Under the rubric of corporate responsibility, a number of multinational
corporations in recent years have begun reaching out to their critics in
an effort to avoid -- or avoid repeating -- embarrassing environmental
or safety-related run-ins that could badly damage their reputations.
Among them is Royal Dutch/Shell Group Inc., which was forced to
abandon its plan to dispose of its massive Brent Spar oil platform in the
North Sea in the 1990s amid massive public protests over the potential
environmental effects of the move. Shell, indeed, sent a representative
to Ford's country-club meeting with activists last month. In addition,
Ford held a similar meeting with activists in recent weeks in conjunction
with BP. BP has launched its "beyond petroleum" campaign, in which it is
talking more about alternative energy sources, seeking to recreate itself
in a more socially enlightened image.
The lessons of Ford's discussions with its critics, and the implications
those talks on how the company should handle the Firestone imbroglio
from this point forward, are scheduled to be discussed at a meeting of
Mr. Nasser and his top lieutenants on Monday. But already, say several
of the participants in the talks, the dialogue has produced results.

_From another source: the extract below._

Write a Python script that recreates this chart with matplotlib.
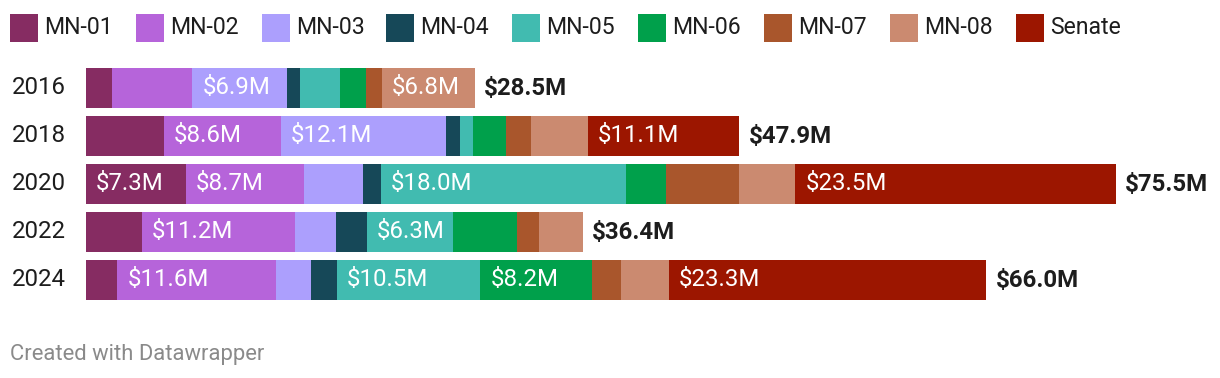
import matplotlib.pyplot as plt
from matplotlib.patches import Rectangle

plt.rcParams["font.family"] = ["Roboto", "DejaVu Sans"]

years = ["2016", "2018", "2020", "2022", "2024"]
series = ["MN-01", "MN-02", "MN-03", "MN-04", "MN-05", "MN-06", "MN-07", "MN-08", "Senate"]

mn01 = [1.9, 5.7, 7.3, 4.1, 2.3]
mn02 = [5.9, 8.6, 8.7, 11.2, 11.6]
mn03 = [6.9, 12.1, 4.3, 3.0, 2.6]
mn04 = [1.0, 1.0, 1.3, 2.3, 1.9]
mn05 = [2.9, 1.0, 18.0, 6.3, 10.5]
mn06 = [1.9, 2.4, 2.9, 4.7, 8.2]
mn07 = [1.2, 1.8, 5.4, 1.6, 2.1]
mn08 = [6.8, 4.2, 4.1, 3.2, 3.5]
senate = [0, 11.1, 23.5, 0, 23.3]

colors = ["#862c62", "#b664da", "#ac9ffd", "#164858", "#41bbb0",
          "#00a04b", "#a9562c", "#cb8a70", "#9c1600"]

values = [mn01, mn02, mn03, mn04, mn05, mn06, mn07, mn08, senate]

W, H = 1220, 378
PT = 0.72  # px -> pt at dpi 100
fig = plt.figure(figsize=(W / 100, H / 100), dpi=100)

# axes placed in pixel terms: x from 86px, 1030px wide for 75.5M
ax = fig.add_axes([86 / W, (H - 304) / H, 1030 / W, 240 / H])
ax.set_xlim(0, 75.5)
ax.set_ylim(4.5, -0.5)
ax.axis("off")

ypos = list(range(len(years)))
left = [0.0] * len(years)
for name, vals, col in zip(series, values, colors):
    ax.barh(ypos, vals, left=left, height=40 / 48, color=col, linewidth=0)
    for i, v in enumerate(vals):
        if v >= 6.0:
            ax.annotate(f"${v:.1f}M", (left[i], ypos[i]), xytext=(7.2, 0),
                        textcoords="offset points", ha="left", va="center",
                        color="white", fontsize=24 * PT)
    left = [l + v for l, v in zip(left, vals)]

for i, t in enumerate(left):
    ax.annotate(f"${t:.1f}M", (t, ypos[i]), xytext=(6.6, 0),
                textcoords="offset points", ha="left", va="center",
                color="#1d1d1d", fontsize=24 * PT, fontweight="bold")

# year labels
for i, yr in enumerate(years):
    fig.text(12 / W, 1 - (88 + 48 * i) / H, yr, ha="left", va="center",
             fontsize=24 * PT, color="#1d1d1d")

# legend row
sw_x = [10, 136, 262, 386, 512, 638, 764, 890, 1016]
for x, name, col in zip(sw_x, series, colors):
    fig.patches.append(Rectangle((x / W, 1 - 42 / H), 28 / W, 28 / H,
                                 transform=fig.transFigure, color=col, linewidth=0))
    fig.text((x + 34) / W, 1 - 34 / H, name, ha="left", va="baseline",
             fontsize=23 * PT, color="#1d1d1d")

fig.text(10 / W, 1 - 360 / H, "Created with Datawrapper", ha="left", va="baseline",
         fontsize=22 * PT, color="#8a8a8a")

fig.savefig("out.png", dpi=100)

Had Ford not reached out to its critics before the Firestone crisis
erupted, the debacle "would have been seen in the activist community
as one more bit of proof that this company was unresponsive at best
and destructive at worst," says one of the people who was at the recent
country-club retreat. Now those activists are holding their public fire,
giving the auto maker "the benefit of the doubt." But they haven't been
won over. If evidence emerges that Ford's current top leadership,
particularly Mr. Ford, was aware of the tire problem but concealed the
knowledge, says this person, "we'll blow them out of the water."